# The task
Leave out all pictures. Return exactly the lines from the top of the material through the line containing "0.036, 0.034, 0.036]".

# Source material
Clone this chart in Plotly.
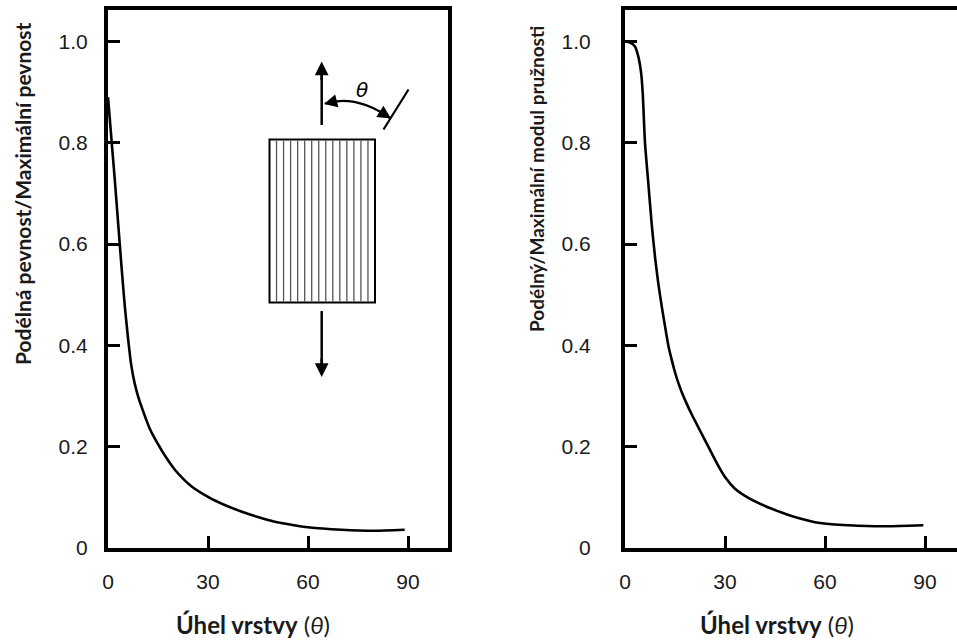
import plotly.graph_objects as go

# ---------------- data ----------------
theta_strength = [0, 1, 2, 3, 4, 5, 6, 7, 8, 9, 10, 12.5, 15, 17.5, 20, 22.5, 25, 30, 35, 40, 45, 50, 55, 60, 70, 80, 89]
strength_ratio = [0.89, 0.81, 0.73, 0.645, 0.56, 0.48, 0.415, 0.36, 0.325, 0.30, 0.28, 0.236, 0.205, 0.178, 0.155, 0.137, 0.122, 0.101, 0.085, 0.072, 0.061, 0.052, 0.046, 0.041, 0.036, 0.034, 0.036]

theta_modulus = [0, 1.5, 3, 4, 4.8, 5.3, 6, 7, 8, 9, 10, 11, 12, 13, 14, 15, 16, 17, 18.5, 20, 22.5, 25, 27.5, 30, 33, 37, 42, 47, 52, 57, 62, 67, 77, 85, 89.5]
modulus_ratio = [1.0, 0.998, 0.99, 0.97, 0.94, 0.90, 0.80, 0.72, 0.64, 0.575, 0.522, 0.478, 0.438, 0.40, 0.372, 0.347, 0.326, 0.308, 0.285, 0.264, 0.232, 0.20, 0.168, 0.14, 0.117, 0.099, 0.083, 0.07, 0.059, 0.051, 0.047, 0.045, 0.043, 0.044, 0.045]

x_tickvals = [0, 30, 60, 90]
x_ticktext = ["0", "30", "60", "90"]
y_tickvals = [0, 0.2, 0.4, 0.6, 0.8, 1.0]
y_ticktext = ["0", "0.2", "0.4", "0.6", "0.8", "1.0"]

ytitle_left = "Podélná pevnost/Maximální pevnost"
ytitle_right = "Podélný/Maximální modul pružnosti"
xtitle = "<b>Úhel vrstvy</b> (<i>θ</i>)"

# ---------------- layout geometry (pixels) ----------------
W, H = 957, 642
def px(x):
    return x / W
def py(y):
    return 1 - y / H

fig = go.Figure()
fig.add_trace(go.Scatter(x=theta_strength, y=strength_ratio, mode="lines",
                         line=dict(color="black", width=2.6, shape="spline", smoothing=0.5),
                         xaxis="x", yaxis="y", showlegend=False))
fig.add_trace(go.Scatter(x=theta_modulus, y=modulus_ratio, mode="lines",
                         line=dict(color="black", width=2.6, shape="spline", smoothing=0.6),
                         xaxis="x2", yaxis="y2", showlegend=False))

tickfont = dict(family="Liberation Sans, Arial, sans-serif", size=21, color="#1a1a1a")
common_x = dict(tickmode="array", tickvals=x_tickvals, ticktext=x_ticktext,
                ticks="inside", ticklen=12, tickwidth=2.5, tickcolor="black",
                showline=True, linewidth=4, linecolor="black", showgrid=False,
                zeroline=False, tickfont=tickfont, ticklabelstandoff=12)
common_y = dict(tickmode="array", tickvals=y_tickvals, ticktext=y_ticktext,
                ticks="inside", ticklen=12, tickwidth=2.5, tickcolor="black",
                showline=True, linewidth=4, linecolor="black", showgrid=False,
                zeroline=False, tickfont=tickfont)

y_dom = [py(548), py(10)]
y_rng = [0, (548 - 10) / 506.5]

fig.update_layout(
    width=W, height=H, template="none",
    paper_bgcolor="white", plot_bgcolor="white",
    margin=dict(l=0, r=0, t=0, b=0),
    xaxis=dict(domain=[px(108), px(448)], range=[0, (448 - 108) * 0.3], anchor="y", mirror=True, **common_x),
    yaxis=dict(domain=y_dom, range=y_rng, anchor="x", mirror=True, ticklabelstandoff=12, **common_y),
    xaxis2=dict(domain=[px(625), 1.0], range=[0, (957 - 625) * 0.3], anchor="y2", mirror=True, **common_x),
    yaxis2=dict(domain=y_dom, range=y_rng, anchor="x2", mirror=False, ticklabelstandoff=26, **common_y),
)

ytitlefont_l = dict(family="Lato, Open Sans, sans-serif", size=21, color="#1a1a1a")
ytitlefont_r = dict(family="Lato, Open Sans, sans-serif", size=19, color="#1a1a1a")
xtitlefont = dict(family="Lato, Open Sans, sans-serif", size=24, color="#1a1a1a")
ann = []
ann.append(dict(text="<b>" + ytitle_left + "</b>", x=px(23), y=py(194), xref="paper", yref="paper",
                textangle=-90, showarrow=False, font=ytitlefont_l, xanchor="center", yanchor="middle"))
ann.append(dict(text="<b>" + ytitle_right + "</b>", x=px(537), y=py(179), xref="paper", yref="paper",
                textangle=-90, showarrow=False, font=ytitlefont_r, xanchor="center", yanchor="middle"))
ann.append(dict(text=xtitle, x=px(253), y=py(624), xref="paper", yref="paper",
                showarrow=False, font=xtitlefont, xanchor="center", yanchor="middle"))
ann.append(dict(text=xtitle, x=px(777), y=py(624), xref="paper", yref="paper",
                showarrow=False, font=xtitlefont, xanchor="center", yanchor="middle"))

# ---------------- inset illustration ----------------
shapes = []
rx0, rx1, ry0, ry1 = 269.5, 375, 139.5, 302.5
shapes.append(dict(type="rect", xref="paper", yref="paper", x0=px(rx0), x1=px(rx1), y0=py(ry1), y1=py(ry0),
                   line=dict(color="black", width=2), fillcolor="white", layer="above"))
n_stripes = 15
for i in range(1, n_stripes):
    xs = rx0 + (rx1 - rx0) * i / n_stripes
    shapes.append(dict(type="line", xref="paper", yref="paper", x0=px(xs), x1=px(xs), y0=py(ry1 - 1), y1=py(ry0 + 1),
                       line=dict(color="#555555", width=1.3), layer="above"))
# arc
p0 = (325, 103.5); c = (356, 94); p2 = (390, 118)
path = "M {} {} Q {} {} {} {}".format(px(p0[0]), py(p0[1]), px(c[0]), py(c[1]), px(p2[0]), py(p2[1]))
shapes.append(dict(type="path", xref="paper", yref="paper", path=path, line=dict(color="black", width=2.2), layer="above"))
# slanted line
shapes.append(dict(type="line", xref="paper", yref="paper", x0=px(383.5), y0=py(129.5), x1=px(408.5), y1=py(89.5),
                   line=dict(color="black", width=2.2), layer="above"))
# vertical arrow stems
shapes.append(dict(type="line", xref="paper", yref="paper", x0=px(321.7), y0=py(125), x1=px(321.7), y1=py(70),
                   line=dict(color="black", width=2.5), layer="above"))
shapes.append(dict(type="line", xref="paper", yref="paper", x0=px(321.7), y0=py(311), x1=px(321.7), y1=py(368),
                   line=dict(color="black", width=2.5), layer="above"))

arrow_common = dict(xref="paper", yref="paper", text="", showarrow=True, arrowhead=2,
                    arrowcolor="black", standoff=0, startstandoff=0)
ann.append(dict(x=px(321.7), y=py(61.5), ax=0, ay=20, arrowsize=1.1, arrowwidth=2.5, **arrow_common))
ann.append(dict(x=px(321.7), y=py(377), ax=0, ay=-20, arrowsize=1.1, arrowwidth=2.5, **arrow_common))
ann.append(dict(x=px(324), y=py(104), ax=12, ay=-3, arrowsize=1.2, arrowwidth=2.2, **arrow_common))
ann.append(dict(x=px(391), y=py(118.5), ax=-11, ay=-7, arrowsize=1.2, arrowwidth=2.2, **arrow_common))
ann.append(dict(text="<i>θ</i>", x=px(362), y=py(90), xref="paper", yref="paper", showarrow=False,
                font=dict(family="DejaVu Sans, sans-serif", size=20, color="black"),
                xanchor="center", yanchor="middle"))

fig.update_layout(annotations=ann, shapes=shapes)
fig.write_html("out.html", config={"displayModeBar": False},
               post_script="document.body.style.margin='0px';document.body.style.overflow='hidden';")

# Exercise output
Clone this chart in Plotly.
import plotly.graph_objects as go

# ---------------- data ----------------
theta_strength = [0, 1, 2, 3, 4, 5, 6, 7, 8, 9, 10, 12.5, 15, 17.5, 20, 22.5, 25, 30, 35, 40, 45, 50, 55, 60, 70, 80, 89]
strength_ratio = [0.89, 0.81, 0.73, 0.645, 0.56, 0.48, 0.415, 0.36, 0.325, 0.30, 0.28, 0.236, 0.205, 0.178, 0.155, 0.137, 0.122, 0.101, 0.085, 0.072, 0.061, 0.052, 0.046, 0.041, 0.036, 0.034, 0.036]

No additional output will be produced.